[DATA]
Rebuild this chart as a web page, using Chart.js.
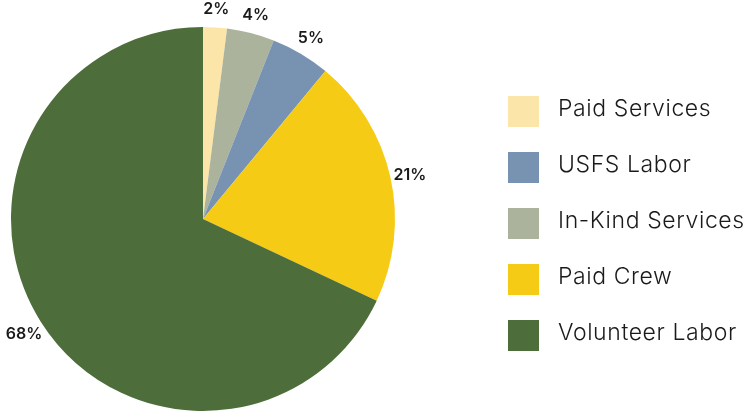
<!DOCTYPE html>
<html>
<head>
<meta charset="utf-8">
<script src="https://cdn.jsdelivr.net/npm/chart.js@4.4.1/dist/chart.umd.min.js"></script>
<style>
  html, body { margin: 0; padding: 0; background: #fff; }
  #wrap { width: 748px; height: 412px; position: relative; }
</style>
</head>
<body>
<div id="wrap"><canvas id="costPie"></canvas></div>
<script>
// slices in pie order (clockwise from 12 o'clock)
var categories = ['Paid Services', 'In-Kind Services', 'USFS Labor', 'Paid Crew', 'Volunteer Labor'];
var shares = [2, 4, 5, 21, 68];
var colors = ['#FCE5A8', '#ABB39C', '#7893B2', '#F6CB15', '#4D6E3A'];
// legend order
var legendOrder = ['Paid Services', 'USFS Labor', 'In-Kind Services', 'Paid Crew', 'Volunteer Labor'];

// percent labels just outside each slice
var outsideLabels = {
  id: 'outsideLabels',
  afterDatasetsDraw: function (chart) {
    var ctx = chart.ctx;
    var meta = chart.getDatasetMeta(0);
    ctx.save();
    ctx.font = '600 16px Inter, "Open Sans", sans-serif';
    ctx.fillStyle = '#1a1a1a';
    ctx.textAlign = 'center';
    ctx.textBaseline = 'middle';
    meta.data.forEach(function (arc, i) {
      var p = arc.getProps(['x', 'y', 'startAngle', 'endAngle', 'outerRadius'], true);
      var mid = (p.startAngle + p.endAngle) / 2;
      var r = p.outerRadius + 20;
      ctx.fillText(shares[i] + '%', p.x + Math.cos(mid) * r, p.y + Math.sin(mid) * r + 2);
    });
    ctx.restore();
  }
};

// square-box legend on the right
var sideLegend = {
  id: 'sideLegend',
  afterDraw: function (chart) {
    var ctx = chart.ctx;
    var box = 31, step = 56, left = 508, top = 96;
    ctx.save();
    ctx.font = '300 23px Inter, "Open Sans", sans-serif';
    ctx.letterSpacing = '0.6px';
    ctx.textBaseline = 'middle';
    ctx.textAlign = 'left';
    legendOrder.forEach(function (name, k) {
      var idx = categories.indexOf(name);
      var y = top + k * step;
      ctx.fillStyle = colors[idx];
      ctx.fillRect(left, y, box, box);
      ctx.fillStyle = '#1a1a1a';
      ctx.fillText(name, left + box + 19, y + box / 2 - 2);
    });
    ctx.restore();
  }
};

new Chart(document.getElementById('costPie'), {
  type: 'pie',
  data: {
    labels: categories,
    datasets: [{
      data: shares,
      backgroundColor: colors,
      borderWidth: 0
    }]
  },
  options: {
    responsive: true,
    maintainAspectRatio: false,
    animation: false,
    layout: { padding: { left: 11, top: 27, bottom: 1, right: 353 } },
    plugins: {
      legend: { display: false },
      tooltip: { enabled: false }
    }
  },
  plugins: [outsideLabels, sideLegend]
});
</script>
</body>
</html>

[SHORT TASK]
Leave out all pictures, then copy the remaining material exactly.

[PROBLEM SOLUTION]
Rebuild this chart as a web page, using Chart.js.
<!DOCTYPE html>
<html>
<head>
<meta charset="utf-8">
<script src="https://cdn.jsdelivr.net/npm/chart.js@4.4.1/dist/chart.umd.min.js"></script>
<style>
  html, body { margin: 0; padding: 0; background: #fff; }
  #wrap { width: 748px; height: 412px; position: relative; }
</style>
</head>
<body>
<div id="wrap"><canvas id="costPie"></canvas></div>
<script>
// slices in pie order (clockwise from 12 o'clock)
var categories = ['Paid Services', 'In-Kind Services', 'USFS Labor', 'Paid Crew', 'Volunteer Labor'];
var shares = [2, 4, 5, 21, 68];
var colors = ['#FCE5A8', '#ABB39C', '#7893B2', '#F6CB15', '#4D6E3A'];
// legend order
var legendOrder = ['Paid Services', 'USFS Labor', 'In-Kind Services', 'Paid Crew', 'Volunteer Labor'];

// percent labels just outside each slice
var outsideLabels = {
  id: 'outsideLabels',
  afterDatasetsDraw: function (chart) {
    var ctx = chart.ctx;
    var meta = chart.getDatasetMeta(0);
    ctx.save();
    ctx.font = '600 16px Inter, "Open Sans", sans-serif';
    ctx.fillStyle = '#1a1a1a';
    ctx.textAlign = 'center';
    ctx.textBaseline = 'middle';
    meta.data.forEach(function (arc, i) {
      var p = arc.getProps(['x', 'y', 'startAngle', 'endAngle', 'outerRadius'], true);
      var mid = (p.startAngle + p.endAngle) / 2;
      var r = p.outerRadius + 20;
      ctx.fillText(shares[i] + '%', p.x + Math.cos(mid) * r, p.y + Math.sin(mid) * r + 2);
    });
    ctx.restore();
  }
};

// square-box legend on the right
var sideLegend = {
  id: 'sideLegend',
  afterDraw: function (chart) {
    var ctx = chart.ctx;
    var box = 31, step = 56, left = 508, top = 96;
    ctx.save();
    ctx.font = '300 23px Inter, "Open Sans", sans-serif';
    ctx.letterSpacing = '0.6px';
    ctx.textBaseline = 'middle';
    ctx.textAlign = 'left';
    legendOrder.forEach(function (name, k) {
      var idx = categories.indexOf(name);
      var y = top + k * step;
      ctx.fillStyle = colors[idx];
      ctx.fillRect(left, y, box, box);
      ctx.fillStyle = '#1a1a1a';
      ctx.fillText(name, left + box + 19, y + box / 2 - 2);
    });
    ctx.restore();
  }
};

new Chart(document.getElementById('costPie'), {
  type: 'pie',
  data: {
    labels: categories,
    datasets: [{
      data: shares,
      backgroundColor: colors,
      borderWidth: 0
    }]
  },
  options: {
    responsive: true,
    maintainAspectRatio: false,
    animation: false,
    layout: { padding: { left: 11, top: 27, bottom: 1, right: 353 } },
    plugins: {
      legend: { display: false },
      tooltip: { enabled: false }
    }
  },
  plugins: [outsideLabels, sideLegend]
});
</script>
</body>
</html>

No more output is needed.